Coventry residents are being urged to watch out for a new coronavirus test and trace scam which is asking people for money to cover the cost of a testing kit.
Con artists are contacting residents by phone, email or text telling them they have been in contact with somebody who has tested positive for coronavirus and that they need to self-isolate and take a test.
The scammers refuse to disclose who the householder has been in contact with but ask them to confirm their address so a testing kit can be sent to them. Bank card details are then requested to cover the cost of the testing kit.
However health bosses in Coventry have urged people to be on their guard, reminding them the genuine NHS Track and Trace service is free and no payments are required.
The issue was raised by councillors at a health and wellbeing board meeting at the authority this week, with fears that vulnerable people in particular are being targeted.
Cllr Abdul Salam Khan, council deputy leader and cabinet member for policing and equalities, said: “These criminals are preying on people’s anxieties about Covid-19 and they are also undermining the brilliant work being done to prevent the spread of the virus.

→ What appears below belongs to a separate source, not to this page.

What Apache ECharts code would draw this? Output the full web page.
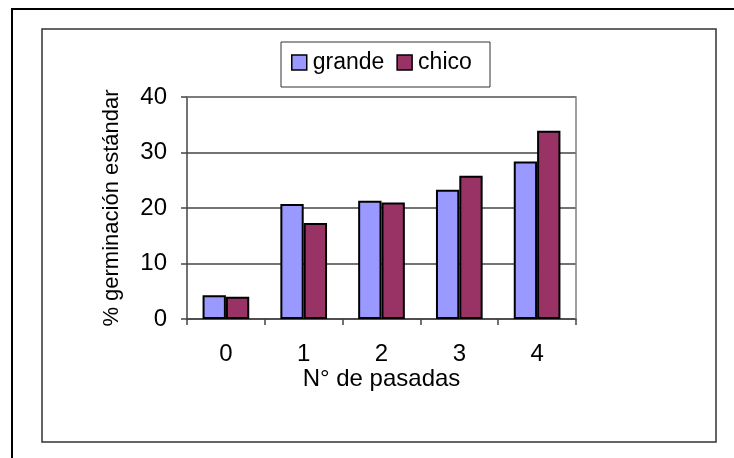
<!DOCTYPE html>
<html>
<head>
<meta charset="utf-8">
<script src="https://cdn.jsdelivr.net/npm/echarts@6/dist/echarts.min.js"></script>
<style>
  html, body { margin: 0; padding: 0; background: #fff; }
  #chart { width: 734px; height: 458px; }
</style>
</head>
<body>
<div id="chart"></div>
<script>
// Number of passes and standard germination (%) per seed size
const categories = ['0', '1', '2', '3', '4'];
const grande = [4.3, 20.7, 21.3, 23.3, 28.4];
const chico = [4.0, 17.3, 21.0, 25.8, 33.9];
const yTicks = [0, 10, 20, 30, 40];

const FONT = 'Liberation Sans, Arial, sans-serif';

const chart = echarts.init(document.getElementById('chart'), null, { renderer: 'canvas' });

chart.setOption({
  animation: false,
  backgroundColor: '#fff',
  textStyle: { fontFamily: FONT, color: '#000' },
  graphic: [
    // outer frame
    { type: 'rect', shape: { x: 12, y: 9, width: 800, height: 500 },
      style: { fill: 'none', stroke: '#000', lineWidth: 2 }, z: 0 },
    // chart area frame
    { type: 'rect', shape: { x: 42, y: 29, width: 674, height: 413 },
      style: { fill: 'none', stroke: '#333', lineWidth: 1.5 }, z: 0 },
    // legend frame
    { type: 'rect', shape: { x: 281, y: 42, width: 209, height: 45 },
      style: { fill: '#fff', stroke: '#333', lineWidth: 1 }, z: 0 },
    // plot area border (top / right)
    { type: 'polyline', shape: { points: [[187, 97], [576, 97], [576, 319]] },
      style: { stroke: '#808080', lineWidth: 1.5, fill: 'none' }, z: 1 }
  ],
  legend: {
    left: 291,
    top: 51,
    itemWidth: 15,
    itemHeight: 15,
    itemGap: 12,
    padding: 0,
    icon: 'rect',
    textStyle: { fontSize: 23, fontFamily: FONT, color: '#000', padding: [0, 0, 0, 1] },
    itemStyle: { borderColor: '#000', borderWidth: 1.5 },
    data: ['grande', 'chico']
  },
  grid: { left: 187, top: 97, width: 389, height: 222, containLabel: false },
  xAxis: {
    type: 'category',
    data: categories,
    name: 'N° de pasadas',
    nameLocation: 'middle',
    nameGap: 46,
    nameTextStyle: { fontSize: 24, fontFamily: FONT, color: '#000' },
    axisLine: { show: true, lineStyle: { color: '#444', width: 1.5 } },
    axisTick: { show: true, alignWithLabel: false, length: 6, lineStyle: { color: '#444', width: 1.5 } },
    axisLabel: { fontSize: 24, fontFamily: FONT, color: '#000', margin: 23 }
  },
  yAxis: {
    type: 'value',
    min: 0,
    max: 40,
    interval: 10,
    name: '% germinación estándar',
    nameLocation: 'middle',
    nameGap: 64,
    nameTextStyle: { fontSize: 22, fontFamily: FONT, color: '#000' },
    axisLine: { show: true, lineStyle: { color: '#444', width: 1.5 } },
    axisTick: { show: true, length: 6, lineStyle: { color: '#444', width: 1.5 } },
    axisLabel: {
      fontSize: 24, fontFamily: FONT, color: '#000', margin: 20,
      formatter: v => (yTicks.includes(v) ? String(v) : '')
    },
    splitLine: { show: true, lineStyle: { color: '#444', width: 1.5 } }
  },
  series: [
    {
      name: 'grande',
      type: 'bar',
      data: grande,
      barWidth: '30%',
      barGap: '0%',
      itemStyle: { color: '#9999FF', borderColor: '#000', borderWidth: 2 }
    },
    {
      name: 'chico',
      type: 'bar',
      data: chico,
      barWidth: '30%',
      barGap: '0%',
      itemStyle: { color: '#993366', borderColor: '#000', borderWidth: 2 }
    }
  ]
});
</script>
</body>
</html>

“It is absolutely vital that people do use the Test and Trace service, but please, remember that it is free and it is there to help us all. If anyone asks you for bank details or for private information, then please report them.”
The service aims to reduce the spread of coronavirus by quickly testing people with symptoms and either phoning, texting or emailing whoever they have had close contact with to tell them to self-isolate for 14 days.
The genuine NHS Test and Trace Service will never:
- Ask for bank account details, passwords or PIN numbers
- Ask for a payment or to buy a product
- Ask you to download any software
- Ask you to call a premium rate number to speak to the NHS (for example, those starting 09 or 087)
- Disclose any of your personal or medical information to your contacts.
Anyone asked these types of questions should report the incident to Action Fraud.
Over a third of British adults (36%) have been the target of a scam since lockdown began, new research by Citizens Advice recently revealed.
Raising the issue at this week’s health board meeting, Stuart Linnell, Chair of Healthwatch Coventry, said: “I have heard from people who have been contacted clearly by scammers.
“The thing that really alerts you is when they start asking for your credit card details to pay for the service which is clearly not relevant and people should immediately be aware that they should discontinue that conversation.”
Leader of the council George Duggins added: “Some people will get caught, there is no doubt about this.
“There are some people who are vulnerable and will be only too happy to give their details because they think they will be acting in the public interest.”